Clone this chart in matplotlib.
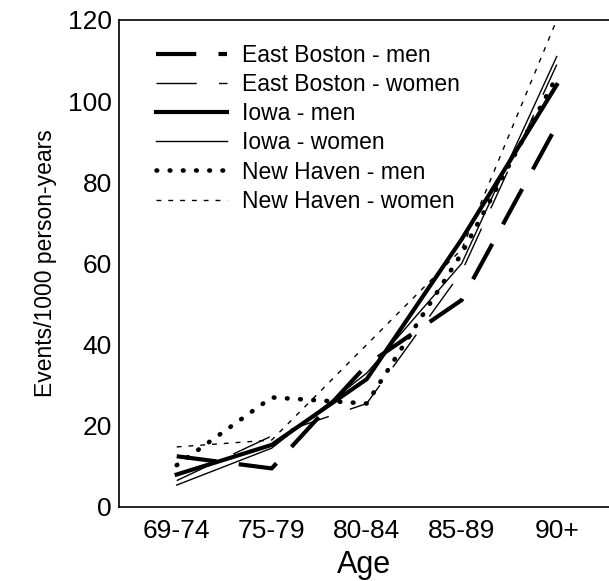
import matplotlib
matplotlib.use("Agg")
import matplotlib.pyplot as plt

plt.rcParams["font.family"] = ["Liberation Sans", "DejaVu Sans"]
plt.rcParams["lines.scale_dashes"] = False

# Incidence by age group, events per 1000 person-years
ages = ["69-74", "75-79", "80-84", "85-89", "90+"]
east_boston_men = [12.5, 9.5, 35, 51, 94]
east_boston_women = [6.5, 17.5, 25.5, 58, 109]
iowa_men = [8, 15.3, 31.5, 66, 104]
iowa_women = [5.4, 14.5, 33, 60, 111]
new_haven_men = [10.3, 27, 25.5, 62.5, 106]
new_haven_women = [14.8, 16.5, 40, 63.5, 120]

fig = plt.figure(figsize=(6.09, 5.81), dpi=100)
ax = fig.add_axes([0.195, 0.1274, 0.805, 0.8382])

x = range(len(ages))
ax.plot(x, east_boston_men, color="black", lw=3, dashes=(29, 16),
        label="East Boston - men")
ax.plot(x, east_boston_women, color="black", lw=1, dashes=(29, 16),
        label="East Boston - women")
ax.plot(x, iowa_men, color="black", lw=3, label="Iowa - men")
ax.plot(x, iowa_women, color="black", lw=1, label="Iowa - women")
ax.plot(x, new_haven_men, color="black", lw=3.3, dashes=(0.5, 9),
        dash_capstyle="round", label="New Haven - men")
ax.plot(x, new_haven_women, color="black", lw=1, dashes=(3.5, 5),
        label="New Haven - women")

ax.set_xlim(-0.61, 4.55)
ax.set_ylim(0, 120)
ax.set_xticks(list(x))
ax.set_xticklabels(ages)
ax.set_yticks(range(0, 121, 20))
ax.tick_params(axis="y", length=0, labelsize=19, pad=5)
ax.tick_params(axis="x", length=0, labelsize=19, pad=9)
ax.spines["right"].set_visible(False)
for s in ["left", "bottom", "top"]:
    ax.spines[s].set_linewidth(1.2)

ax.set_xlabel("Age", fontsize=22, labelpad=5)
ax.set_ylabel("Events/1000 person-years", fontsize=16.5, labelpad=8)

ax.legend(loc="upper left", bbox_to_anchor=(0.057, 0.97), frameon=False,
          fontsize=16.5, handlelength=3.1, handletextpad=0.65, labelspacing=0.27,
          borderaxespad=0)

fig.savefig("out.png", dpi=100)
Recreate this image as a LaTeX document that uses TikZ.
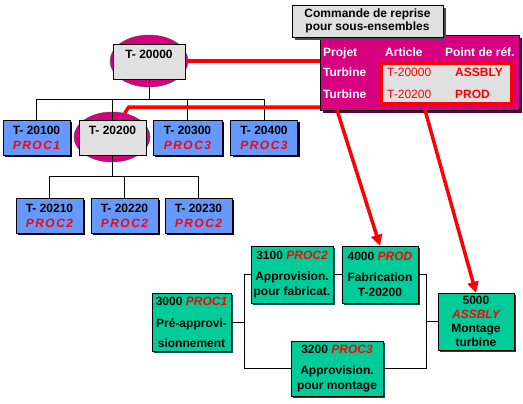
\documentclass[tikz,border=0pt]{standalone}
\usepackage{fontspec}
\setmainfont{Liberation Sans}
\newfontfamily\procfont[LetterSpace=12]{Liberation Sans}
\usetikzlibrary{arrows.meta,positioning,calc,shapes.geometric,shadows}

\definecolor{partblue}{RGB}{102,153,255}
\definecolor{opgreen}{RGB}{0,204,153}
\definecolor{hubpink}{RGB}{214,0,128}
\definecolor{boxgray}{RGB}{224,224,224}

\newcommand{\rc}[1]{{\procfont\bfseries\itshape\color{red}#1}}
\newcommand{\rg}[1]{{\bfseries\itshape\color{red}#1}}

\begin{document}
\begin{tikzpicture}[x=1pt,y=-1pt,
  font=\fontsize{12}{15}\selectfont\bfseries,
  item/.style={rectangle,draw=black,inner sep=1pt,align=center,minimum width=67pt,minimum height=35pt},
  part/.style={item,fill=partblue,drop shadow={shadow xshift=2pt,shadow yshift=-2pt,fill=black,opacity=1}},
  sel/.style={item,fill=boxgray},
  hub/.style={ellipse,draw=black!70,fill=hubpink,inner sep=0pt},
  op/.style={rectangle,draw=black,fill=opgreen,inner sep=1pt,align=center,
    drop shadow={shadow xshift=2pt,shadow yshift=-2pt,fill=teal!60!black,opacity=1}},
  title/.style={rectangle,draw=black,fill=boxgray,inner sep=1pt,align=center,
    font=\fontsize{12}{12.5}\selectfont\bfseries,
    drop shadow={shadow xshift=3pt,shadow yshift=-3pt,fill=black!70,opacity=1}},
  cell/.style={text=white,anchor=base west,inner sep=0pt},
  link/.style={draw=black,line width=0.8pt},
  refline/.style={draw=red,line width=3.5pt},
  refarrow/.style={refline,-{Triangle[length=11pt,width=11pt]}}]
\useasboundingbox (0,0) rectangle (523,404);

% nomenclature
\node[hub,minimum width=78pt,minimum height=52pt] (e0) at (149,61) {};
\node[sel,minimum width=72pt] (t20000) at (149,61.5) {T- 20000\\\phantom{P}};

\node[hub,minimum width=76pt,minimum height=50pt] (e2) at (112,137) {};
\node[part] (t20100) at (36.5,137.5) {T- 20100\\\rc{PROC1}};
\node[sel] (t20200) at (112.5,137.5) {T- 20200\\\phantom{P}};
\node[part,minimum width=69pt] (t20300) at (187.5,137.5) {T- 20300\\\rc{PROC3}};
\node[part] (t20400) at (264,137.5) {T- 20400\\\rc{PROC3}};

\node[part] (t20210) at (49.5,215.5) {T- 20210\\\rc{PROC2}};
\node[part] (t20220) at (124.5,215.5) {T- 20220\\\rc{PROC2}};
\node[part] (t20230) at (198.5,215.5) {T- 20230\\\rc{PROC2}};

\draw[link] (t20000.south) -- ++(0,21);
\draw[link] (t20100.north) -- ++(0,-20) -| (t20400.north);
\draw[link] (t20200.north) -- ++(0,-20);
\draw[link] (t20300.north) -- ++(0,-20);
\draw[link] (t20200.south) -- ++(0,22);
\draw[link] (t20210.north) -- ++(0,-21) -| (t20230.north);
\draw[link] (t20220.north) -- ++(0,-21);

% table des commandes
\node[rectangle,draw=black,fill=hubpink,minimum width=199pt,minimum height=75pt,
  drop shadow={shadow xshift=3pt,shadow yshift=-3pt,fill=hubpink!45!black,opacity=1}] (tbl) at (419.5,72.5) {};
\node[title,minimum width=151pt,minimum height=32pt] (head) at (367.5,21) {Commande de reprise\\pour sous-ensembles};
\node[rectangle,draw=red,line width=3pt,fill=boxgray,minimum width=130pt,minimum height=40pt] (refs) at (446.5,83.5) {};

\node[cell] (hproj) at (323,57) {Projet};
\node[cell] (hart) at (385,57) {Article};
\node[cell] (hpt) at (445,57) {Point de réf.};
\node[cell] (proj1) at (323,77) {Turbine};
\node[cell] (proj2) at (323,99) {Turbine};
\node[cell,text=red,font=\fontsize{12}{15}\selectfont] (art1) at (387,77) {T-20000};
\node[cell,text=red,font=\fontsize{12}{15}\selectfont] (art2) at (387,99) {T-20200};
\node[cell,text=red] (pt1) at (455,77) {ASSBLY};
\node[cell,text=red] (pt2) at (455,99) {PROD};

\draw[refline] (e0.east) -- (e0.east -| tbl.west);
\coordinate (kink) at ($(e2.62)+(4,-6)$);
\draw[refline] (e2.62) -- (kink) -- (kink -| tbl.west);

% gamme
\node[op,minimum width=79pt,minimum height=58pt] (p3000) at (191.5,322) {3000 \rg{PROC1}\\[7pt]Pré-approvi-\\[5pt]sionnement};
\node[op,minimum width=82pt,minimum height=57pt] (p3100) at (292,274.5) {3100 \rg{PROC2}\\[6pt]Approvision.\\pour fabricat.};
\node[op,minimum width=76pt,minimum height=57pt] (p4000) at (380,274.5) {4000 \rg{PROD}\\[6pt]Fabrication\\T-20200};
\node[op,minimum width=76pt,minimum height=57pt,font=\fontsize{12}{14}\selectfont\bfseries] (p5000) at (476,321.5) {5000\\\rg{ASSBLY}\\Montage\\turbine};
\node[op,minimum width=92pt,minimum height=55pt] (p3200) at (337,368.5) {3200 \rg{PROC3}\\[6pt]Approvision.\\pour montage};

\draw[link] (p3100.west) -- ++(-6,0) coordinate (jl) |- (p3200.west);
\draw[link] (p3000.east) -- (p3000.east -| jl);
\draw[link] (p3100.east) -- (p4000.west);
\draw[link] (p4000.east) -- ++(8,0) coordinate (jr) |- (p3200.east);
\draw[link] (p5000.west) -- (p5000.west -| jr);

\coordinate (src1) at (337,110);
\coordinate (src2) at (425,110);
\draw[refarrow] (src1) -- (p4000.north);
\draw[refarrow] (src2) -- (p5000.north);
\end{tikzpicture}
\end{document}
- - - - - - -
Find each line with the string "this" and copy it out.

Clone this chart in matplotlib.
Recreate this image as a LaTeX document that uses TikZ.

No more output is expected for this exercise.